Bridging the Digital Divide
Africa's Poor Connection
|The manager of a mobile phone stand places a call in Abidjan, Côte d'Ivoire. As early as 2001, there were more than twice as many cell phones than there were landlines in Côte d'Ivoire (Photo: Issouf Sanogo-Pig/AFP-Getty Images).|
Explosion, success story, and miracle—these are the kinds of words found in every report in the African media on the boom in the mobile telephone industry in Africa. And they are right: In the past five years, the army of cell-phone users has grown to 28 million. The poles-and-wires telephone network erected over the past 100 years has been far surpassed. And there is no sign this growth will plateau before the end of this decade, if at all.
Egyptian, British, and South African firms are all in business there. But revenues have not kept pace with the rapid growth in subscribers: The profits companies are making per phone user are declining. The competition in the cell-phone business is bitter; Radio France International even speaks of a “brutal battle over Africa.” Although these news reports describe a triumph, they are also revealing a desperate situation. In no other part of the developing world is the gap between Africa south of the Sahara (with the exception of South Africa) and the rest of the world more yawning than in the field of information and communications technology. Closing that gap “is the continent’s last chance to escape from its backwardness,” wrote African Business Magazine earlier this year.
At the United Nations’ summit meeting on information, more technical issues are, from an African point of view, taking priority over Net access per se. And access is very limited on a continent where information is, more than in any other place, hard to come by. As much as cell phones have livened personal and business life here, they do not provide Internet access.
At the end of 2001, 21 million people in Africa were connected to the existing telephone system. But this number is misleading. If we subtract the 16.4 million phone users from the six countries of North Africa, and those in the nation of South Africa, that leaves just 4.6 million connections for the roughly 620 million customers in the other 47 countries on the continent—one-fifth the average in the rest of the Third World. And 50-70 percent of these connections are in big cities, above all in the capital cities, where only a sixth of Africans live.

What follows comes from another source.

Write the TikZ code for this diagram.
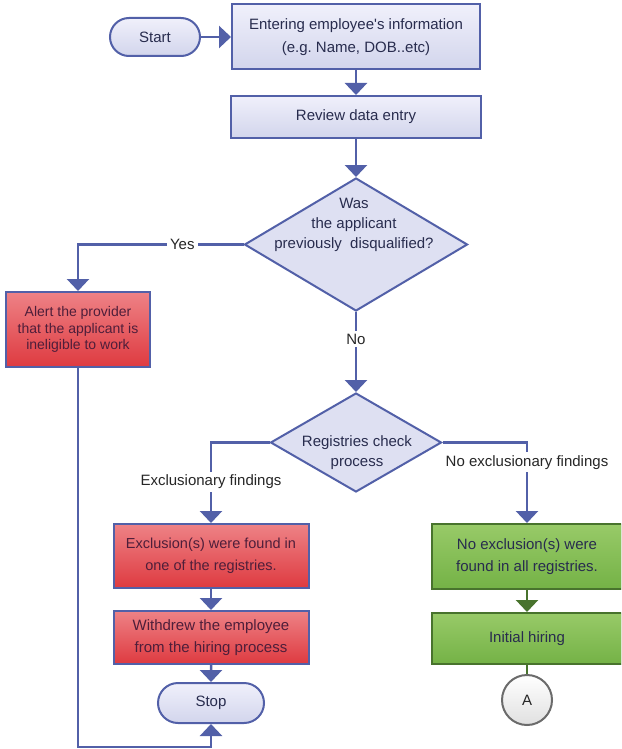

The reasons for this include distances, which make expanding the wired network both expensive and slow. But in addition, a large share of the population simply cannot afford a telephone connection. In Kenya, for example, the fixed part of a monthly phone bill comes to 12 Swiss francs [US$9], which amounts to almost a sixth of the minimum wage. In Africa south of the Sahara, excluding South Africa, a basic phone connection costs 20 percent of the average per-capita income—compared with 8 percent as a world average, and 1 percent in the industrial nations. In many nations, the state-owned phone companies are cash cows for the government. Kenya’s Telco, for example, was plundered in both 1992 and 1997 by KANU [Kenya’s ruling party until 2002] to pay for campaign costs.
Investments in expanding and maintaining the wired network are therefore limited, even if we ignore the fact that the state companies possess monopolies and behave accordingly. It was only when private competitors entered the cell-phone market in Kenya that the waiting time to have a broken connection fixed went from five or six weeks to just 48 hours.
Only one of every 700 people has Internet access in Africa, versus one of four in Europe. But the creaky wired network is not the only reason. Another reason is lack of electricity and frequent blackouts. In Kenya, only 12 percent of the population has electricity. But above all, only a tiny minority can afford to buy a computer.
At the end of 2001, the number of computers capable of connecting to the Internet in the 47 nations south of the Sahara (excepting South Africa) was estimated at 1.5-2.5 million, which explains why Internet cafes have popped up everywhere in the cities. Average monthly costs for 20 hours of online time are about 90 Swiss francs [$68]—higher than the average monthly wage.
To this we must add the relatively high costs of a telephone connection
in Africa, and the often extremely poor quality of the lines. Only very low connect rates are possible. In our neighborhood in Nairobi, with its notorious phone numbers beginning with “58,” access speeds are 9,600 bytes per second at best, and 4,800 bytes per second during the day, which means surfing the Net is a draining experience.
The World Bank estimates that providing Africa with a fiber-optic network would cost several billion dollars. It is necessary, nevertheless, because it would mean faster access to the global information marketplace. It would also improve telephone communications within Africa. Right now, it is easier to call Honolulu or Zurich from Kenya than to make a call to Tanzania, its southern neighbor.
African nations lack the will to cooperate on continental communications issues. Improvements would certainly strengthen Africa’s position vis-à-vis the industrial world—and they would increase pressure on those repressive governments that for political reasons want to limit access to news.